Estamos encerrados. Es una obviedad. Pero a mí lo que me angustia de este confinamiento no es la prohibición de pisar la calle, ya que entre el teletrabajo, el cine y leer me mantengo entretenida. Lo que de verdad me genera ansiedad es pensar que alguien importante me necesite y no pueda estar. He leído en Twitter cosas terribles sobre cómo se despide a las víctimas de esta epidemia cruel. O más bien, he leído cómo no se las despide. Temo más no poder llegar que no poder salir.
Queridas autoridades, hoy no he salido de casa en todo el día. Solo he sacado una vez la cabeza por la ventana y la Policía Local ha pasado por mi puerta, parece que me estaba esperando. Dicen que la Legión se ha desplegado por la ciudad. De hecho, una colaboradora me ha enviado una imagen de legionarios en Puerta de Purchena con un texto que decía: ‘Miedo atávico’. En Murcia, a mi hermana hasta le han echado el alto cuando iba al contenedor de reciclaje.
A esta hora de la tarde, entra una luz anaranjada como de estado de alarma. También hace un tiempo raro que confieso que disfruto un poco porque de algún modo nos iguala: no importa que tengas jardín o una terraza con vistas, todos recluidos dentro. A estas alturas el mundo entero sabrá que ni vivo en el Paseo de Almería, ni tengo un chalé. Tampoco me quejo. En mi barrio hay sonidos que me desconciertan en la quietud de la tarde: los graznidos de las gaviotas. Y sonidos que me conectan con la vida: el repicar de las campanas de la iglesia.
Tengo una amiga que no ha podido abrazar a su sobrina el día de su cumpleaños por primera vez desde que nació. Anda como loca buscando en redes sociales vecinos que le canten ‘cumpleaños feliz’ (lo que ha tenido que pasar para que volvamos a mirarnos a los ojos en el portal). Yo misma este domingo no voy a poder ir al bar a beber cerveza con mi padre aunque es 19 de marzo, el día de todos los padres. Y no es que crea en la fecha, pero tengo momentos de pedir la hoja de reclamaciones y agitarla fuerte en el aire para que alguien nos devuelva todo lo que nos estamos perdiendo. Luego pienso en que hay familias que están perdiendo algo más que momentos y me mando callar.

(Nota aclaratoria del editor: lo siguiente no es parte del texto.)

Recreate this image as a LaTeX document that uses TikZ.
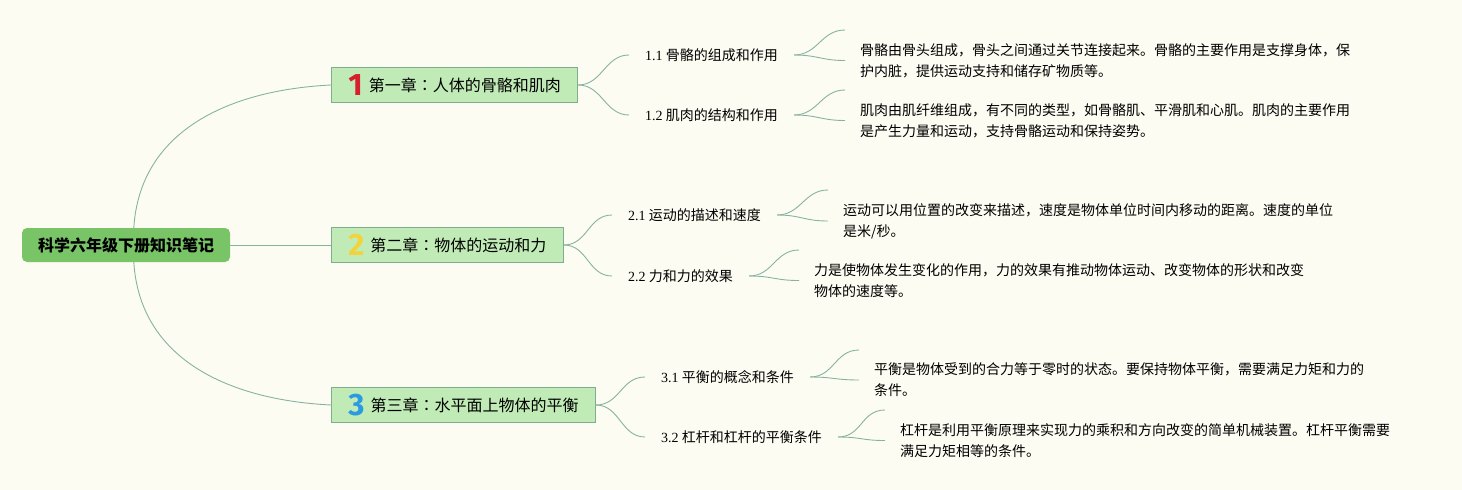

Hablo sola, será que echo de menos el jaleo de una redacción. Cuando ya tenía listo este artículo a falta de un final, me ha sucedido una cosa mágica. He recibido un mensaje: “Asómate a la ventana”. Abajo estaba la compañera más dulce de mi periódico regalándome una sonrisa. Iba camino de la farmacia. He abierto el cristal y le he contestado: “Te voy a sacar en mi columna”.